*DATA LINES:*
┄┄┄┄┄┄
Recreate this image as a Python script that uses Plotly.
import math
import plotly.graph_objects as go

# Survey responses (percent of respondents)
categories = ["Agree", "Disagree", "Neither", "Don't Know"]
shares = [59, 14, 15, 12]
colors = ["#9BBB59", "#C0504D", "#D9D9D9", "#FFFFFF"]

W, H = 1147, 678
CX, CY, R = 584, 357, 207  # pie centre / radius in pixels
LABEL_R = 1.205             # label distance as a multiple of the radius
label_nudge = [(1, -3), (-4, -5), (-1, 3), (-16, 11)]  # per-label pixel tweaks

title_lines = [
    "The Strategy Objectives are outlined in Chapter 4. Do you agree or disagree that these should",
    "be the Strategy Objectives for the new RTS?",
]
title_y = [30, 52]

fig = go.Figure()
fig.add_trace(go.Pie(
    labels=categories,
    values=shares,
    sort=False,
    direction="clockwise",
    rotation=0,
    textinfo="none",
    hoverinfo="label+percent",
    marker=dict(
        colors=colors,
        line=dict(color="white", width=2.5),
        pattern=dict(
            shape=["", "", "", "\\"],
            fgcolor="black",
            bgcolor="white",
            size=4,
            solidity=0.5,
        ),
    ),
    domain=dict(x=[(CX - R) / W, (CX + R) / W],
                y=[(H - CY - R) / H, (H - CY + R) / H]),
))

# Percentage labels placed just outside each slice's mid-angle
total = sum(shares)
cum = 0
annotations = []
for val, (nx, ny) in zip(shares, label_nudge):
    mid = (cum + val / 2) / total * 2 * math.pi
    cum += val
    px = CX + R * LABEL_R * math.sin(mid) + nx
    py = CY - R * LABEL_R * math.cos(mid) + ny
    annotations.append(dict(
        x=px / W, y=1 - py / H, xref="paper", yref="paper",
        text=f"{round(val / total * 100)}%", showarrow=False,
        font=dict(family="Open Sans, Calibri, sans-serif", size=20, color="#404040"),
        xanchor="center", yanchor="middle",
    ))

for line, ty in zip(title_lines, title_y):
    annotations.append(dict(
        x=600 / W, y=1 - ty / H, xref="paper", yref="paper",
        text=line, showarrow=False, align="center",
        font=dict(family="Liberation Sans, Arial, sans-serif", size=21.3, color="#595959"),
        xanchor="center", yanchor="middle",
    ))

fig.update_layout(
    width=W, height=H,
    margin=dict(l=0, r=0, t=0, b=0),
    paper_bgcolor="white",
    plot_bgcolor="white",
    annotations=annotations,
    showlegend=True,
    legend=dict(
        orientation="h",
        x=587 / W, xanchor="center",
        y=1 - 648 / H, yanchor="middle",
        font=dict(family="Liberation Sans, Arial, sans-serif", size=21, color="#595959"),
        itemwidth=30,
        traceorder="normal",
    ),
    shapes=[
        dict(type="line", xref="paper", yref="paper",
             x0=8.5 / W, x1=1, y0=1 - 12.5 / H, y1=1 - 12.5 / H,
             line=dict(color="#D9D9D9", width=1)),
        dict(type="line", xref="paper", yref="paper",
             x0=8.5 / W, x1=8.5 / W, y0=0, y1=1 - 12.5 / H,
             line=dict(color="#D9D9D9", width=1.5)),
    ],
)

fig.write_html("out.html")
┄┄┄┄┄┄
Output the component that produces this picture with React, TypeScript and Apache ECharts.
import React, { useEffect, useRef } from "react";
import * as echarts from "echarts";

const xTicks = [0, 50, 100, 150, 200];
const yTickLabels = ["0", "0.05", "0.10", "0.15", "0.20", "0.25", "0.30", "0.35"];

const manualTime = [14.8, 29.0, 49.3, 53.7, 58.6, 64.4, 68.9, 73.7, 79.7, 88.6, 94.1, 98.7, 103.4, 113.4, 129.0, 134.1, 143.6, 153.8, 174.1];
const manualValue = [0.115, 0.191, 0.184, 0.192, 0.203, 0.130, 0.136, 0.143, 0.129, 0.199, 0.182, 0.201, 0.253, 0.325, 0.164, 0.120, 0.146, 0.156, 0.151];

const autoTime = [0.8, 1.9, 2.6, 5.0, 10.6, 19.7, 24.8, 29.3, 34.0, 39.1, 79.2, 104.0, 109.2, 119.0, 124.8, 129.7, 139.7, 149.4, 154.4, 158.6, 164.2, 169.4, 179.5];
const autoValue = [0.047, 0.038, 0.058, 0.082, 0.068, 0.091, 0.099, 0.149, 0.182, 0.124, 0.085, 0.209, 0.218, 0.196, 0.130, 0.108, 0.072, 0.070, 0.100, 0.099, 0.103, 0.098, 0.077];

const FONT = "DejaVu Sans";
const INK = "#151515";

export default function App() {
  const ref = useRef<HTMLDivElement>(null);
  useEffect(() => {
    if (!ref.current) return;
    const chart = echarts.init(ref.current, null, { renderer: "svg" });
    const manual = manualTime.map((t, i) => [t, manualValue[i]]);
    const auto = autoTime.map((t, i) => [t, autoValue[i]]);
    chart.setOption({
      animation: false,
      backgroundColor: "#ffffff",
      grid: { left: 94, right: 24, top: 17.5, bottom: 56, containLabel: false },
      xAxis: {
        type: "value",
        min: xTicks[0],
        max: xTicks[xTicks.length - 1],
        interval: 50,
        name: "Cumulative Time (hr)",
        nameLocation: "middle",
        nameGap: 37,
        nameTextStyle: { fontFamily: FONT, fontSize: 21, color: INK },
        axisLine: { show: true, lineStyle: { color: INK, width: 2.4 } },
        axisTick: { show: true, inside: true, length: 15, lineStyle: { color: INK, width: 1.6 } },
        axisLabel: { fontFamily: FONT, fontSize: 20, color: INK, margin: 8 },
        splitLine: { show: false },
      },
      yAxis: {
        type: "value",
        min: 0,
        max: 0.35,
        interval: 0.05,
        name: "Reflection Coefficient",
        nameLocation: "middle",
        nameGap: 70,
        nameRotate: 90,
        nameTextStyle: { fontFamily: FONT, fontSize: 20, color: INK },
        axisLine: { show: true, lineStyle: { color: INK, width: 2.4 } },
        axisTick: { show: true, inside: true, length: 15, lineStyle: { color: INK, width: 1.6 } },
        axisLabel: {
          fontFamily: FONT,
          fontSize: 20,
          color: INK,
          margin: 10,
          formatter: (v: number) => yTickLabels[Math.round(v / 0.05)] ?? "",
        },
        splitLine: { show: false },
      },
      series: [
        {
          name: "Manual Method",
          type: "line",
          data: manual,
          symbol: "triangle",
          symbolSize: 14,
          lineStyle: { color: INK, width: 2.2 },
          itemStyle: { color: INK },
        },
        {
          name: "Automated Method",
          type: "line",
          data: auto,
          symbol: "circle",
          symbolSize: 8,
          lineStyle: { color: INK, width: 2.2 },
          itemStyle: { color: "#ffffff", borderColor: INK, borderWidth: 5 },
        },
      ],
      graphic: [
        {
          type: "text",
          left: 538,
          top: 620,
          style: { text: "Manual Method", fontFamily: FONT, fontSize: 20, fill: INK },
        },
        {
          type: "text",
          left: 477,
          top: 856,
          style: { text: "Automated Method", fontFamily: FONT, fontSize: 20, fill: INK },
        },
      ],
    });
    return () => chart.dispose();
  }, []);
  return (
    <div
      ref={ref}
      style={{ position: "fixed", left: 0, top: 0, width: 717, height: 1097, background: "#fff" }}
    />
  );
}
┄┄┄┄┄┄
*WHAT YOU NEED TO DO:* Please print exactly, and only, the lines from the line with "Recreate this image" to the line with "title_y = [30, 52]", both included.

*FULL SOLUTION:*
Recreate this image as a Python script that uses Plotly.
import math
import plotly.graph_objects as go

# Survey responses (percent of respondents)
categories = ["Agree", "Disagree", "Neither", "Don't Know"]
shares = [59, 14, 15, 12]
colors = ["#9BBB59", "#C0504D", "#D9D9D9", "#FFFFFF"]

W, H = 1147, 678
CX, CY, R = 584, 357, 207  # pie centre / radius in pixels
LABEL_R = 1.205             # label distance as a multiple of the radius
label_nudge = [(1, -3), (-4, -5), (-1, 3), (-16, 11)]  # per-label pixel tweaks

title_lines = [
    "The Strategy Objectives are outlined in Chapter 4. Do you agree or disagree that these should",
    "be the Strategy Objectives for the new RTS?",
]
title_y = [30, 52]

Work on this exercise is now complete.